> **TASK STATEMENT**: Below are the entries; state how many of their lines contain the string "this", and nothing more.

> **DATA SUPPLIED**:
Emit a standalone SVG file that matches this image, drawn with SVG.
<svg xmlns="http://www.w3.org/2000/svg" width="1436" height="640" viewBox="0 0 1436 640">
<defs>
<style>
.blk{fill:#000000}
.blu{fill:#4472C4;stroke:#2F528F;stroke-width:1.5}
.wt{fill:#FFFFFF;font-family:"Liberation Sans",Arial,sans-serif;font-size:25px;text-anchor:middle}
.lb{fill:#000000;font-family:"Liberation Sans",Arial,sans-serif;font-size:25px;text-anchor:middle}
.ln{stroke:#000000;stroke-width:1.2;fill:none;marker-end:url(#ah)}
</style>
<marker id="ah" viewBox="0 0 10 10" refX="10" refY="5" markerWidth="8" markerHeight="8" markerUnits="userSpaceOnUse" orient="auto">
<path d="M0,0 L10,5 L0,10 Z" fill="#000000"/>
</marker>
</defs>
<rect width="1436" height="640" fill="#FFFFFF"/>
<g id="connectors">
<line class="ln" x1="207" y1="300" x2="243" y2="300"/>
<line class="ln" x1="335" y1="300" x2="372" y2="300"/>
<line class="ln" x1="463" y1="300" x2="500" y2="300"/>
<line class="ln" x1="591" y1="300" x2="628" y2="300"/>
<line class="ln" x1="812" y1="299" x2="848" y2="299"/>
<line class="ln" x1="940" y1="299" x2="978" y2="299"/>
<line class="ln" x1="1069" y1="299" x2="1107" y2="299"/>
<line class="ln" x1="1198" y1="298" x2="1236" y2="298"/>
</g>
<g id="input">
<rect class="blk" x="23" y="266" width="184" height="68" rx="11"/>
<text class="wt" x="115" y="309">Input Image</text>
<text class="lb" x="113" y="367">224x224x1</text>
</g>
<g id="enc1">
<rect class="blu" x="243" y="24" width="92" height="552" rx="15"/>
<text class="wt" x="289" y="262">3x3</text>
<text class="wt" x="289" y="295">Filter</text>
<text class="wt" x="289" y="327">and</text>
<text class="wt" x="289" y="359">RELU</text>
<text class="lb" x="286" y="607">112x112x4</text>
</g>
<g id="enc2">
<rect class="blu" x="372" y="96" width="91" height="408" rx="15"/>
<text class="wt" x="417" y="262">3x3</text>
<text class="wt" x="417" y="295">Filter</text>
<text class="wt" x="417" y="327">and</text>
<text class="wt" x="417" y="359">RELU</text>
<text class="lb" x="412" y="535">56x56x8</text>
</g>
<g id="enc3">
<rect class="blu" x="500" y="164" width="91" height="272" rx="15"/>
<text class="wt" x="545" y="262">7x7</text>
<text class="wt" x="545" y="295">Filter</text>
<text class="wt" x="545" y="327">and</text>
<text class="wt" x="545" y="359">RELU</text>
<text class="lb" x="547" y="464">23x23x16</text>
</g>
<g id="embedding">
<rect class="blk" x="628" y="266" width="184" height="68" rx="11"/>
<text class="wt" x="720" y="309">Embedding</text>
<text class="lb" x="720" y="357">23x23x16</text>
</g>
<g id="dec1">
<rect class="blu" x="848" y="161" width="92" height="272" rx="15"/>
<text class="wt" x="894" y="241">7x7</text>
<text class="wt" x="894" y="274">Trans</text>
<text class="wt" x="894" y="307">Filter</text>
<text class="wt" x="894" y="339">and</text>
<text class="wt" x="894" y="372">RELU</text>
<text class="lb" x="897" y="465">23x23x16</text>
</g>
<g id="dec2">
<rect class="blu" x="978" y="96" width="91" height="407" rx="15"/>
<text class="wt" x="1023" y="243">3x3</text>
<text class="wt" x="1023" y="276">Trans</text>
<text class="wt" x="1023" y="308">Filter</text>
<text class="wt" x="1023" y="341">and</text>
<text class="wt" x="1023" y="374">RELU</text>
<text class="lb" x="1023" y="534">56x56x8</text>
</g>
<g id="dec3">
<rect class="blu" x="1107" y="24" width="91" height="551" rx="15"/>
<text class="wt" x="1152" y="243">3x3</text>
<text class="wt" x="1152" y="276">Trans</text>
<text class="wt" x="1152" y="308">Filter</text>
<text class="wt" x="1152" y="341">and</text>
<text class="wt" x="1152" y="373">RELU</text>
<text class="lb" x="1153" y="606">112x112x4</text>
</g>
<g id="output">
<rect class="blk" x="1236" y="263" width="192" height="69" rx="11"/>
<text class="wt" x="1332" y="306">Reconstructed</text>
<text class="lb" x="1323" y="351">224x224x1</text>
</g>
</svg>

==

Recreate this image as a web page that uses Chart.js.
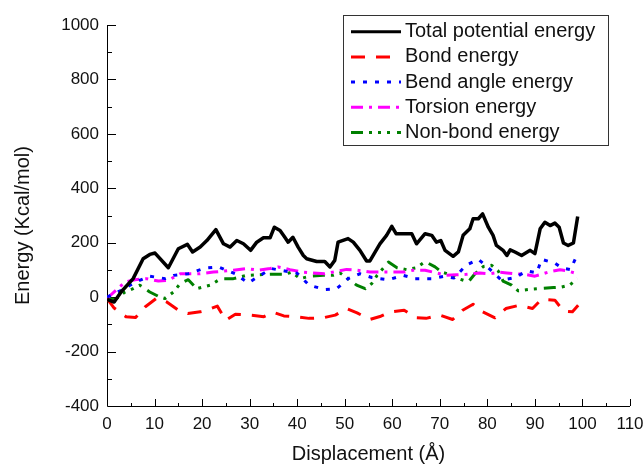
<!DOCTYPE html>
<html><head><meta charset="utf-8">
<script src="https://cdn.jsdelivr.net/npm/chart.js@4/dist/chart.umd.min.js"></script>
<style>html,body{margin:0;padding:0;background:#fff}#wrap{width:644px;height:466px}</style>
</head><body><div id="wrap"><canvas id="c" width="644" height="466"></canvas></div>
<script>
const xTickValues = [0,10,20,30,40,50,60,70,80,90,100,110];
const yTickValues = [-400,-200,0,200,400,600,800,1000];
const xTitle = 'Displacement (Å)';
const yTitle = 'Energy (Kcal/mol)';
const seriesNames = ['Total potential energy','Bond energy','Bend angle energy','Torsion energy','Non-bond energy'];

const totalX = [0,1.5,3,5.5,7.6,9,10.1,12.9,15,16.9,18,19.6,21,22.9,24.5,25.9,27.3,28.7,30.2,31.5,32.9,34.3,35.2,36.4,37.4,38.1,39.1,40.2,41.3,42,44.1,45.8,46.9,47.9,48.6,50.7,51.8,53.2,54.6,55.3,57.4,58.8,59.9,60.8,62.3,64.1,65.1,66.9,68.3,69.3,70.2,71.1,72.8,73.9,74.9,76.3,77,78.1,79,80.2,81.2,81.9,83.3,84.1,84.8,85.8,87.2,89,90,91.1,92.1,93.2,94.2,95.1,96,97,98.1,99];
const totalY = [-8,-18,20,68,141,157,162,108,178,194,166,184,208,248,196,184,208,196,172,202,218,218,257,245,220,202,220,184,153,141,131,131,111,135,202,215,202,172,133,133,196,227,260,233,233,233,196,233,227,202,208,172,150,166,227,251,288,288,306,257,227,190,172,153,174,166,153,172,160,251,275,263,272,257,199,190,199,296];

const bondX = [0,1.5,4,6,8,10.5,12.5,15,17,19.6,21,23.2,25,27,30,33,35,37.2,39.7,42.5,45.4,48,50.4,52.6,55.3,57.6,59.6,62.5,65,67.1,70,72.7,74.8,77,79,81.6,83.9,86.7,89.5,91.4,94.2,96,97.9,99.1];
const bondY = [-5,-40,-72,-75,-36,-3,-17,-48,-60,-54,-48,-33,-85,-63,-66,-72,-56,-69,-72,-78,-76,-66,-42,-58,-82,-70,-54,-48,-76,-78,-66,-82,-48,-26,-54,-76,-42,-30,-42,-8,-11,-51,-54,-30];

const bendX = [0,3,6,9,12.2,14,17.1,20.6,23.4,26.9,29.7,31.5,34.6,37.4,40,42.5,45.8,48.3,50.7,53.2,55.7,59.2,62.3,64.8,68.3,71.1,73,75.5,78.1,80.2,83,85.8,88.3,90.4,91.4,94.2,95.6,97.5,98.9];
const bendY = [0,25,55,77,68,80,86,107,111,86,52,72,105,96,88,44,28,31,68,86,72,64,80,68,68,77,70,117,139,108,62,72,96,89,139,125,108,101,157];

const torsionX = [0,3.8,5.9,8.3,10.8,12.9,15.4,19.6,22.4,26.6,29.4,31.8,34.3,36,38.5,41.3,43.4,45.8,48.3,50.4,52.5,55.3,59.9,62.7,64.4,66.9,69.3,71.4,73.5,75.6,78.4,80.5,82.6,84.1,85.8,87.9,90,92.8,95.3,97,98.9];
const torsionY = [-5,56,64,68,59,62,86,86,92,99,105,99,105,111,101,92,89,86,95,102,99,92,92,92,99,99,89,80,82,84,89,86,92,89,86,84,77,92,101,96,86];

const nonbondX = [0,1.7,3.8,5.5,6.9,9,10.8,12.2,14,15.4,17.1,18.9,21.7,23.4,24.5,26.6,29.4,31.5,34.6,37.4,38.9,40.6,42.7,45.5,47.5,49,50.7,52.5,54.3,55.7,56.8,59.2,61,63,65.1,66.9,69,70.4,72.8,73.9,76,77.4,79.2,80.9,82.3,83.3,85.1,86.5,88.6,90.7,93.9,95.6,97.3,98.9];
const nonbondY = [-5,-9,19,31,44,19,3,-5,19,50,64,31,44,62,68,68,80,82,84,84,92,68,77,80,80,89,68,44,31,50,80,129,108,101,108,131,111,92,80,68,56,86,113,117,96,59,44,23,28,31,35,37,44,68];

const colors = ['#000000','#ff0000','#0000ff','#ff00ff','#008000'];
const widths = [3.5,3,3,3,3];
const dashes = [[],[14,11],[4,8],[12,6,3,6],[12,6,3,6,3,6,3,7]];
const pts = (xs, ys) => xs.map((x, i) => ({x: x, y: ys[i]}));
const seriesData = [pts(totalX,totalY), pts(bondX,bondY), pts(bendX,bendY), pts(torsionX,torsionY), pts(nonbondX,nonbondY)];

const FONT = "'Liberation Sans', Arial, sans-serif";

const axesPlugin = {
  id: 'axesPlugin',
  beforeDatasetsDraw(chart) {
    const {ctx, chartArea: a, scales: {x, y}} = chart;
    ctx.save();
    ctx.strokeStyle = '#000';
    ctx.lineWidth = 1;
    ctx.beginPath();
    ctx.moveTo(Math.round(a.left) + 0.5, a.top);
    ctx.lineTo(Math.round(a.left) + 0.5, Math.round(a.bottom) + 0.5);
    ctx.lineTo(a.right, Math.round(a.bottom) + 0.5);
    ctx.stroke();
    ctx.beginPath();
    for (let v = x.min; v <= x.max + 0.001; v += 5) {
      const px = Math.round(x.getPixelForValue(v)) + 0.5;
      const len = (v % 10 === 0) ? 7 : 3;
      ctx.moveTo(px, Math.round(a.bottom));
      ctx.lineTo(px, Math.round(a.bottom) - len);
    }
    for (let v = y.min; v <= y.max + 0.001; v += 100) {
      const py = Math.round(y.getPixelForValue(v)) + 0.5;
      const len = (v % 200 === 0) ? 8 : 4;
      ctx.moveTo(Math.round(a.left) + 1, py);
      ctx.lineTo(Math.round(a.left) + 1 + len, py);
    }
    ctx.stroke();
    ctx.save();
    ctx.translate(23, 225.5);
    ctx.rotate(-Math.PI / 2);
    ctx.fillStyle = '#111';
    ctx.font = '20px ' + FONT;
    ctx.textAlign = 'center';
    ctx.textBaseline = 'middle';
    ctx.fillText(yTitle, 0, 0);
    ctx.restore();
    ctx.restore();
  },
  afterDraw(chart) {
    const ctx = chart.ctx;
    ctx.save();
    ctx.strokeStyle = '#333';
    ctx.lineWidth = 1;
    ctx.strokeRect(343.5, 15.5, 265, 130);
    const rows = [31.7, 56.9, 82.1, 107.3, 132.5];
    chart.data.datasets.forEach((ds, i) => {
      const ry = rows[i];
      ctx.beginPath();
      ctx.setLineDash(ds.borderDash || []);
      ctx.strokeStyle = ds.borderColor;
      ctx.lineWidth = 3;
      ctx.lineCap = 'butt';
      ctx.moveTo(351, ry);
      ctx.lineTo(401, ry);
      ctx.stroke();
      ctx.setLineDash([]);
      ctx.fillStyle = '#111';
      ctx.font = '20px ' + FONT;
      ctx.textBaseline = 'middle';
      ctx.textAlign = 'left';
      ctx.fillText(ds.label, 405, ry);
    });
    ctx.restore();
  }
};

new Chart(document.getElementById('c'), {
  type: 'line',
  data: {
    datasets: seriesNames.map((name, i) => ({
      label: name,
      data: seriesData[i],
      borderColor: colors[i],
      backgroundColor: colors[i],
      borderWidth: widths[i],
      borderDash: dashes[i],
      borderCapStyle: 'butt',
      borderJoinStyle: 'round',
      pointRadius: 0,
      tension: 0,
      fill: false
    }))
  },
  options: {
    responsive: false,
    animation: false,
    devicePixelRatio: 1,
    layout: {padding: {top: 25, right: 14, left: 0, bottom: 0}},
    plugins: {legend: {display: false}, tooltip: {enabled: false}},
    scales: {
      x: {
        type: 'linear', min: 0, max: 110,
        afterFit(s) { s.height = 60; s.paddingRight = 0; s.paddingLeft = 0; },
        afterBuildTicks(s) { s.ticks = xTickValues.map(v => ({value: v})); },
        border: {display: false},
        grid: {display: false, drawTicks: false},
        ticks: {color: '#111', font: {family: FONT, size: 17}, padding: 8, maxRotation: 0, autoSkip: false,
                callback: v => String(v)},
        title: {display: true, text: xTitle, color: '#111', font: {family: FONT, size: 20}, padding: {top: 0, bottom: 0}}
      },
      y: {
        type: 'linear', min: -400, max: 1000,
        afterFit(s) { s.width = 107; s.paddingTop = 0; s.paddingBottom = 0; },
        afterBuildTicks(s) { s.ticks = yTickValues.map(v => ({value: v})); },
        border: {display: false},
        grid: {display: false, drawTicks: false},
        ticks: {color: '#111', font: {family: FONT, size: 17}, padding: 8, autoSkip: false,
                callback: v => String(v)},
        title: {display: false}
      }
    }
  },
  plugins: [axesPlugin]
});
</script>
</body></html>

...

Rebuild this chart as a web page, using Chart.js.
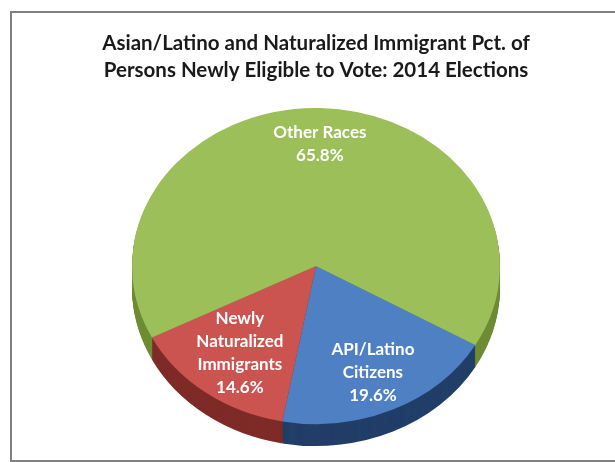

> **EXERCISE SOLUTION**: 3